About Research

Research

Overview

In order to fight off attacks by the microscopic bugs that cause disease, and to find and eliminate cancers, specialist cells of the immune system need to be able to recognise these invaders as foreign or abnormal. This is achieved using molecules on their outward facing cell membranes, known as receptors.

My PhD research will rely on the use of powerful algorithms to understand the types of immune cell receptors found in the human body during health and disease.

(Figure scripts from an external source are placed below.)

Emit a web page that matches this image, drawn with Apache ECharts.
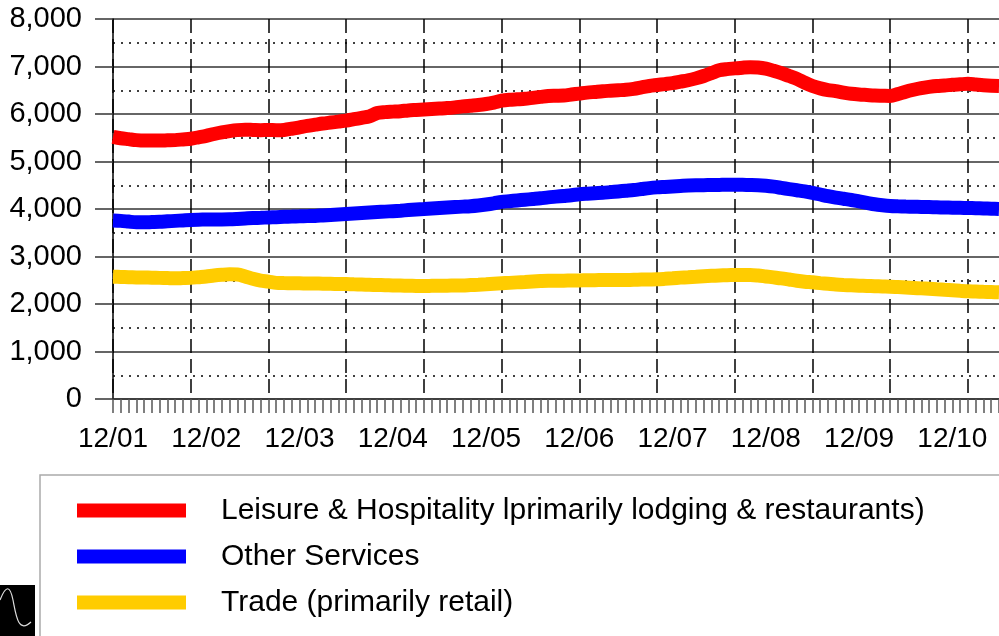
<!DOCTYPE html>
<html>
<head>
<meta charset="utf-8">
<script src="https://cdn.jsdelivr.net/npm/echarts@6/dist/echarts.min.js"></script>
<style>
    html, body { margin: 0; padding: 0; background: #fff; }
    #chart { width: 999px; height: 636px; }
</style>
</head>
<body>
<div id="chart"></div>
<script>
    // months Dec 2001 .. Jun 2011, label "MM/YY"
    const startYear = 2001, startMonth = 12, monthCount = 115;
    const months = [];
    for (let i = 0; i < monthCount; i++) {
        const m = (startMonth - 1 + i) % 12 + 1;
        const y = startYear + Math.floor((startMonth - 1 + i) / 12);
        months.push((m < 10 ? '0' : '') + m + '/' + String(y % 100).padStart(2, '0'));
    }

    const seriesNames = [
        'Leisure & Hospitality lprimarily lodging & restaurants)',
        'Other Services',
        'Trade (primarily retail)'
    ];

    const leisure = [
        5520, 5490, 5470, 5450, 5440, 5440, 5440, 5445, 5450, 5465,
        5480, 5510, 5540, 5580, 5615, 5640, 5660, 5670, 5665, 5660,
        5665, 5660, 5665, 5690, 5720, 5750, 5775, 5800, 5820, 5840,
        5860, 5890, 5920, 5950, 6020, 6040, 6050, 6060, 6075, 6085,
        6095, 6105, 6115, 6125, 6140, 6160, 6175, 6190, 6210, 6240,
        6280, 6300, 6310, 6320, 6340, 6360, 6380, 6385, 6390, 6410,
        6430, 6450, 6465, 6480, 6490, 6500, 6510, 6530, 6560, 6590,
        6610, 6630, 6650, 6680, 6710, 6750, 6800, 6860, 6920, 6945,
        6960, 6975, 6985, 6980, 6955, 6910, 6860, 6800, 6740, 6660,
        6590, 6540, 6505, 6480, 6450, 6425, 6410, 6400, 6390, 6385,
        6380, 6420, 6470, 6510, 6545, 6570, 6590, 6600, 6615, 6625,
        6635, 6620, 6605, 6595, 6590
    ];
    const otherServices = [
        3760, 3750, 3735, 3720, 3720, 3725, 3730, 3740, 3750, 3760,
        3770, 3775, 3778, 3780, 3780, 3782, 3790, 3800, 3810, 3815,
        3822, 3828, 3835, 3840, 3845, 3850, 3855, 3865, 3875, 3885,
        3895, 3905, 3915, 3925, 3935, 3945, 3955, 3965, 3978, 3990,
        4000, 4010, 4020, 4030, 4040, 4050, 4060, 4075, 4095, 4120,
        4150, 4165, 4180, 4195, 4210, 4225, 4245, 4260, 4275, 4290,
        4310, 4322, 4332, 4340, 4355, 4370, 4385, 4400, 4420, 4440,
        4455, 4465, 4475, 4485, 4495, 4500, 4502, 4505, 4507, 4510,
        4510, 4508, 4505, 4500, 4488, 4470, 4445, 4420, 4395, 4370,
        4340, 4305, 4270, 4240, 4215, 4190, 4160, 4130, 4100, 4080,
        4065, 4058, 4052, 4048, 4044, 4040, 4036, 4032, 4028, 4025,
        4022, 4018, 4012, 4006, 4000
    ];
    const trade = [
        2575, 2570, 2565, 2560, 2558, 2555, 2550, 2545, 2540, 2545,
        2550, 2565, 2580, 2600, 2615, 2625, 2620, 2580, 2530, 2490,
        2470, 2445, 2440, 2438, 2435, 2432, 2430, 2428, 2425, 2422,
        2420, 2415, 2410, 2405, 2400, 2395, 2390, 2387, 2384, 2381,
        2380, 2382, 2384, 2386, 2388, 2390, 2398, 2406, 2415, 2425,
        2435, 2445, 2455, 2465, 2475, 2482, 2488, 2490, 2492, 2495,
        2497, 2500, 2502, 2504, 2505, 2505, 2506, 2510, 2514, 2517,
        2520, 2530, 2542, 2555, 2565, 2575, 2585, 2593, 2600, 2606,
        2610, 2612, 2612, 2600, 2580, 2560, 2540, 2515, 2490, 2470,
        2456, 2440, 2425, 2410, 2400, 2393, 2386, 2380, 2374, 2369,
        2365, 2356, 2347, 2338, 2329, 2320, 2310, 2300, 2290, 2278,
        2267, 2262, 2256, 2251, 2246
    ];

    const colors = ['#ff0000', '#0000ff', '#ffcc00'];
    const font = '"Liberation Sans", Arial, sans-serif';

    const myChart = echarts.init(document.getElementById('chart'));

    const lineSeries = (name, data) => ({
        name: name,
        type: 'line',
        data: data,
        smooth: 0.3,
        showSymbol: false,
        lineStyle: { width: 14 }
    });

    const option = {
        color: colors,
        animation: false,
        textStyle: { fontFamily: font, color: '#000' },
        grid: { left: 113, top: 19, right: -4, bottom: 237 },
        legend: {
            orient: 'vertical',
            left: 77,
            top: 495,
            padding: 0,
            itemGap: 15,
            icon: 'rect',
            itemWidth: 109,
            itemHeight: 14,
            selectedMode: false,
            data: seriesNames,
            textStyle: {
                fontFamily: font,
                fontSize: 30,
                color: '#000',
                lineHeight: 31,
                padding: [0, 0, 0, 30]
            }
        },
        xAxis: {
            type: 'category',
            boundaryGap: false,
            data: months,
            axisLine: { lineStyle: { color: '#333', width: 1.5 } },
            axisTick: { interval: 0, length: 14, lineStyle: { color: '#555', width: 1.5 } },
            axisLabel: {
                interval: 11,
                margin: 26,
                fontSize: 28,
                color: '#000',
                fontFamily: font
            },
            splitLine: {
                show: true,
                interval: 9,
                lineStyle: { color: '#000', width: 1.5, type: [14, 6] }
            }
        },
        yAxis: {
            type: 'value',
            min: 0,
            max: 8000,
            interval: 1000,
            axisLine: { show: true, lineStyle: { color: '#000', width: 1.5 } },
            axisTick: { show: true, length: 18, lineStyle: { color: '#333', width: 1.5 } },
            axisLabel: {
                margin: 31,
                fontSize: 29,
                color: '#000',
                fontFamily: font,
                formatter: v => v.toLocaleString('en-US')
            },
            splitLine: { lineStyle: { color: '#333', width: 1.5 } },
            minorTick: { show: false, splitNumber: 2 },
            minorSplitLine: {
                show: true,
                lineStyle: { color: '#000', width: 1.5, type: [2, 6] }
            }
        },
        // legend frame + small logo bottom left
        graphic: [
            {
                type: 'rect',
                shape: { x: 40, y: 475, width: 1000, height: 200 },
                style: { fill: 'none', stroke: '#aaa', lineWidth: 1.5 },
                z: -1
            },
            {
                type: 'rect',
                shape: { x: 0, y: 585, width: 35, height: 60 },
                style: { fill: '#000' }
            },
            {
                type: 'bezierCurve',
                shape: { x1: 0, y1: 600, cpx1: 6, cpy1: 585, cpx2: 10, cpy2: 585, x2: 13, y2: 600 },
                style: { fill: 'none', stroke: '#ddd', lineWidth: 1.2 }
            },
            {
                type: 'bezierCurve',
                shape: { x1: 13, y1: 600, cpx1: 16, cpy1: 615, cpx2: 18, cpy2: 634, x2: 31, y2: 622 },
                style: { fill: 'none', stroke: '#ddd', lineWidth: 1.2 }
            }
        ],
        series: [
            lineSeries(seriesNames[0], leisure),
            lineSeries(seriesNames[1], otherServices),
            lineSeries(seriesNames[2], trade)
        ]
    };
    myChart.setOption(option);
</script>
</body>
</html>
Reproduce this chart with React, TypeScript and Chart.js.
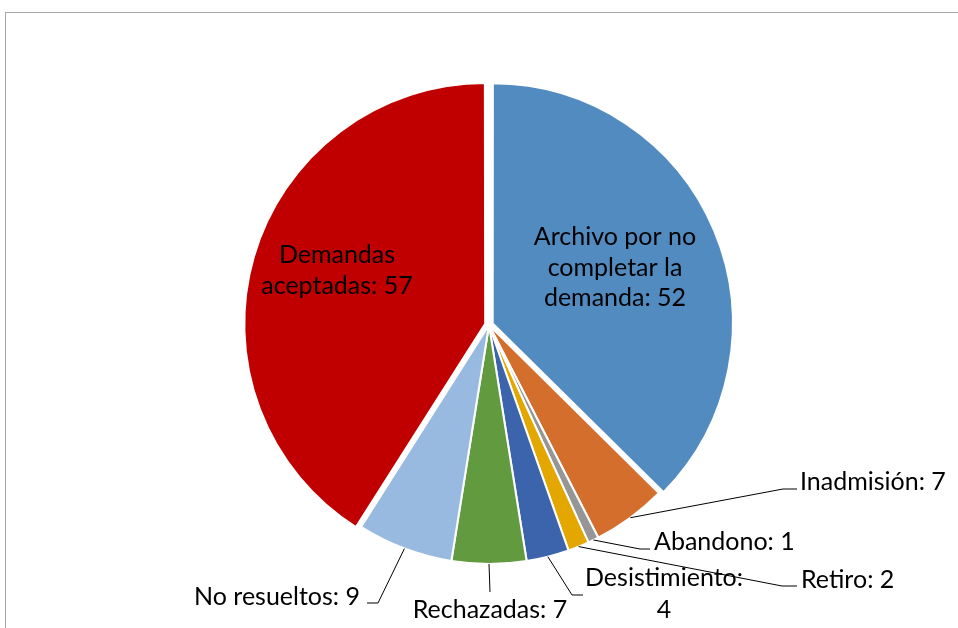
import React, { useEffect, useRef } from "react";
import { Chart, registerables } from "chart.js";

Chart.register(...registerables);

const categories = [
  "Archivo por no completar la demanda",
  "Inadmisión",
  "Abandono",
  "Retiro",
  "Desistimiento",
  "Rechazadas",
  "No resueltos",
  "Demandas aceptadas",
];
const values = [52, 7, 1, 2, 4, 7, 9, 57];
const colors = ["#518BC0", "#D46E2C", "#969696", "#E4A700", "#3B64AD", "#629B3F", "#99BAE0", "#C00000"];
const explode = [16, 0, 0, 0, 0, 0, 0, 16];

// label text lines (built from categories/values)
const labelLines: string[][] = [
  ["Archivo por no", "completar la", "demanda: " + values[0]],
  [categories[1] + ": " + values[1]],
  [categories[2] + ": " + values[2]],
  [categories[3] + ": " + values[3]],
  [categories[4] + ":", String(values[4])],
  [categories[5] + ": " + values[5]],
  [categories[6] + ": " + values[6]],
  ["Demandas", "aceptadas: " + values[7]],
];

type Lay = {
  inside?: boolean;
  x: number;
  y: number;
  align: CanvasTextAlign;
  elbow?: [number, number];
  end?: [number, number];
};
const layout: Lay[] = [
  { inside: true, x: 615, y: 237, align: "center" },
  { x: 800, y: 482, align: "left", elbow: [783, 489], end: [797, 489] },
  { x: 654, y: 542, align: "left", elbow: [640, 549], end: [650, 549] },
  { x: 801, y: 580, align: "left", elbow: [782, 586], end: [797, 586] },
  { x: 664, y: 578, align: "center", elbow: [572, 595], end: [583, 595] },
  { x: 490, y: 610, align: "center", elbow: [490, 592] },
  { x: 360, y: 597, align: "right", elbow: [378, 603], end: [367, 603] },
  { inside: true, x: 337, y: 255, align: "center" },
];

const FONT = "25px Lato";
const LINE_H = 30.5;

const labelPlugin = {
  id: "pieLabels",
  afterDraw(chart: any) {
    const ctx = chart.ctx as CanvasRenderingContext2D;
    const meta = chart.getDatasetMeta(0);
    ctx.save();
    // frame
    ctx.strokeStyle = "#A6A6A6";
    ctx.lineWidth = 1;
    ctx.strokeRect(5.5, 12.5, 1000, 1000);

    ctx.font = FONT;
    ctx.fillStyle = "#000";
    ctx.textBaseline = "middle";
    meta.data.forEach((arc: any, i: number) => {
      const L = layout[i];
      if (!L) return;
      if (!L.inside && L.elbow) {
        const p = arc.getProps(["x", "y", "startAngle", "endAngle", "outerRadius"], true);
        const mid = (p.startAngle + p.endAngle) / 2;
        const sx = p.x + Math.cos(mid) * p.outerRadius;
        const sy = p.y + Math.sin(mid) * p.outerRadius;
        ctx.beginPath();
        ctx.strokeStyle = "#000";
        ctx.lineWidth = 1;
        ctx.moveTo(sx, sy);
        ctx.lineTo(L.elbow[0], L.elbow[1]);
        if (L.end) ctx.lineTo(L.end[0], L.end[1]);
        ctx.stroke();
      }
      ctx.textAlign = L.align;
      labelLines[i].forEach((t, k) => {
        const yy = L.y + k * (i === 4 ? 32 : LINE_H);
        ctx.fillText(t, L.x, yy);
      });
    });
    ctx.restore();
  },
};

export default function App() {
  const ref = useRef<HTMLCanvasElement>(null);
  useEffect(() => {
    document.body.style.margin = "0";
    const chart = new Chart(ref.current!, {
      type: "pie",
      data: {
        labels: categories,
        datasets: [
          {
            data: values,
            backgroundColor: colors,
            borderColor: "#ffffff",
            borderWidth: 2,
            offset: explode,
            radius: 239,
          } as any,
        ],
      },
      options: {
        responsive: false,
        animation: false,
        layout: { padding: { left: 20, top: 22, right: 0, bottom: 0 } },
        plugins: { legend: { display: false }, tooltip: { enabled: false } },
      },
      plugins: [labelPlugin],
    });
    return () => chart.destroy();
  }, []);
  return (
    <div style={{ width: 958, height: 628, background: "#fff" }}>
      <canvas ref={ref} width={958} height={628} />
    </div>
  );
}
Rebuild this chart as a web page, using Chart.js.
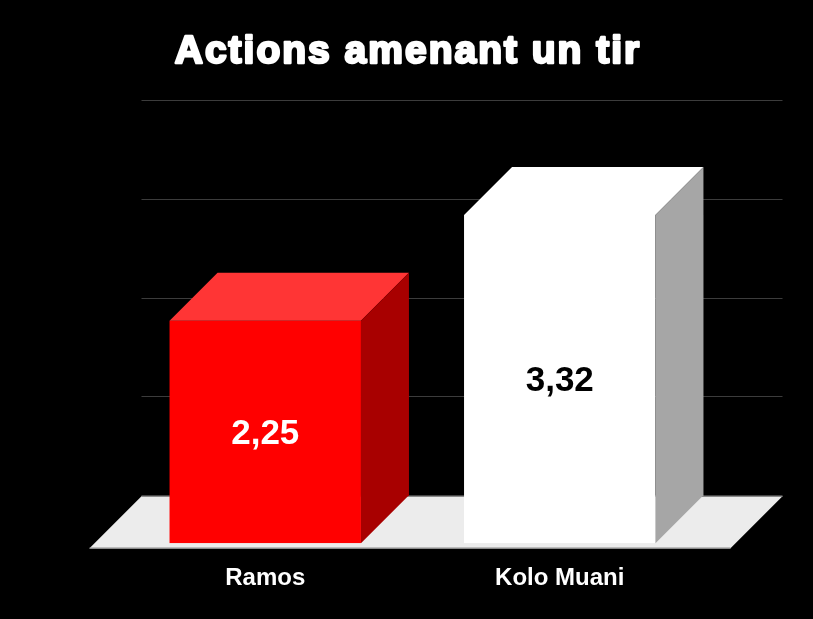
<!DOCTYPE html>
<html>
<head>
<meta charset="utf-8">
<script src="https://cdn.jsdelivr.net/npm/chart.js@4.4.0/dist/chart.umd.min.js"></script>
<style>
  html, body { margin: 0; padding: 0; background: #000; }
  #wrap { width: 813px; height: 619px; }
</style>
</head>
<body>
<div id="wrap"><canvas id="chart"></canvas></div>
<script>
const players = ["Ramos", "Kolo Muani"];
const shotActions = [2.25, 3.32];
const displayLabels = ["2,25", "3,32"];
const gridValues = [0, 1, 2, 3, 4];
const titleText = "Actions amenant un tir";

// colours per bar: front, top, side, label
const frontColors = ["#ff0000", "#ffffff"];
const topColors = ["#ff3535", "#ffffff"];
const sideColors = ["#a80000", "#a6a6a6"];
const labelColors = ["#ffffff", "#000000"];

const DEPTH = 48;

// --- draw back wall gridlines and the floor under the bars ---
const backdrop = {
  id: "backdrop",
  beforeDatasetsDraw(chart) {
    const { ctx, chartArea, scales } = chart;
    const y = scales.y;
    const base = y.getPixelForValue(0);
    const left = chartArea.left, right = chartArea.right;

    ctx.save();
    ctx.strokeStyle = "#3c3c3c";
    ctx.lineWidth = 1;
    gridValues.forEach((v) => {
      if (v === 0) return;
      const yy = Math.round(y.getPixelForValue(v) - 48) + 0.5;
      ctx.beginPath();
      ctx.moveTo(left + 23.5, yy);
      ctx.lineTo(right + 75.5, yy);
      ctx.stroke();
    });

    // floor
    const fy = base + 5, by = base - 47;
    ctx.fillStyle = "#ececec";
    ctx.beginPath();
    ctx.moveTo(left - 28.5, fy);
    ctx.lineTo(left + 23.5, by);
    ctx.lineTo(right + 75.5, by);
    ctx.lineTo(right + 23.5, fy);
    ctx.closePath();
    ctx.fill();
    ctx.strokeStyle = "#8a8a8a";
    ctx.lineWidth = 1.5;
    ctx.beginPath();
    ctx.moveTo(left + 23.5, by);
    ctx.lineTo(right + 75.5, by);
    ctx.moveTo(left - 28.5, fy);
    ctx.lineTo(right + 23.5, fy);
    ctx.stroke();
    ctx.restore();
  },
  afterDatasetsDraw(chart) {
    const { ctx } = chart;
    const meta = chart.getDatasetMeta(0);
    ctx.save();
    meta.data.forEach((bar, i) => {
      const l = bar.x - bar.width / 2, r = bar.x + bar.width / 2;
      const t = bar.y, b = bar.base;
      // top face
      ctx.fillStyle = topColors[i];
      ctx.beginPath();
      ctx.moveTo(l, t);
      ctx.lineTo(l + DEPTH, t - DEPTH);
      ctx.lineTo(r + DEPTH, t - DEPTH);
      ctx.lineTo(r, t);
      ctx.closePath();
      ctx.fill();
      // side face
      ctx.fillStyle = sideColors[i];
      ctx.beginPath();
      ctx.moveTo(r, t);
      ctx.lineTo(r + DEPTH, t - DEPTH);
      ctx.lineTo(r + DEPTH, b - DEPTH);
      ctx.lineTo(r, b);
      ctx.closePath();
      ctx.fill();
      // value label
      ctx.fillStyle = labelColors[i];
      ctx.font = "bold 35px 'Liberation Sans', Arial, sans-serif";
      ctx.textAlign = "center";
      ctx.textBaseline = "middle";
      ctx.fillText(displayLabels[i], bar.x, (t + b) / 2 + 2);
    });
    ctx.restore();
  },
  afterDraw(chart) {
    const { ctx } = chart;
    ctx.save();
    ctx.font = "bold 39px 'Liberation Sans', Arial, sans-serif";
    ctx.letterSpacing = "2px";
    ctx.textAlign = "center";
    ctx.textBaseline = "alphabetic";
    ctx.fillStyle = "#ffffff";
    ctx.strokeStyle = "#ffffff";
    ctx.lineWidth = 2.5;
    ctx.lineJoin = "round";
    ctx.strokeText(titleText, 408, 63);
    ctx.fillText(titleText, 408, 63);
    ctx.restore();
  }
};

new Chart(document.getElementById("chart"), {
  type: "bar",
  data: {
    labels: players,
    datasets: [{
      data: shotActions,
      backgroundColor: frontColors,
      borderWidth: 0,
      categoryPercentage: 1,
      barPercentage: 0.65
    }]
  },
  options: {
    responsive: true,
    maintainAspectRatio: false,
    animation: false,
    layout: { padding: { top: 51, left: 118, right: 106, bottom: 5 } },
    plugins: { legend: { display: false }, tooltip: { enabled: false } },
    scales: {
      y: { display: false, min: 0, max: 4.98 },
      x: {
        grid: { display: false, drawTicks: false },
        border: { display: false },
        ticks: {
          color: "#ffffff",
          padding: 21,
          font: { family: "'Liberation Sans', Arial, sans-serif", size: 24, weight: "bold" }
        }
      }
    }
  },
  plugins: [backdrop]
});
</script>
</body>
</html>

The hope is that this will help identify new immune signatures of disease, and inform the use of these receptors for new drug development.

Past Work

MSc Artificial Intelligence, QMUL (2018-2020)

Hudson, A. and Gong, S. (2020) “Transfer Learning for Protein Structure Classification at Low Resolution.” Open Science Index, Bioengineering and Life Sciences Vol:14, No:11, 2020 waset.org/abstracts/129704

Scientists are interested in proteins, as they perform a wide variety of critical functions in nature. In order to understand those functions, we need to be able to visualise protein structure in three dimensions at near atomic resolution. However, obtaining such high-resolution structures can be expensive and time-consuming.

Under the leadership of Professor Sean Gong at QMUL, I investigated whether a kind of machine learning algorithm called a convolutional neural network (CNN) could be used to predict the fold of proteins whose structure had been determined at low resolution. This kind of model could feasibly be used to infer function from structures determined with relative ease.

By training an ensemble of CNNs on high-resolution protein structures labelled with their CATH domain membership, we demonstrated that it is possible to accurately label domains of protein structures solved at low resolution, including those determined using Nuclear Magnetic Resonance.

We achieved state of the art in this fold classification task, releasing the code on GitHub. Interestingly, we found that icorporating additional physico-chemical information into the training dataset did not significantly improve performance of the classifier. This suggests that structure representations should be chosen to strike a balance between performance and storage efficiency for any given task.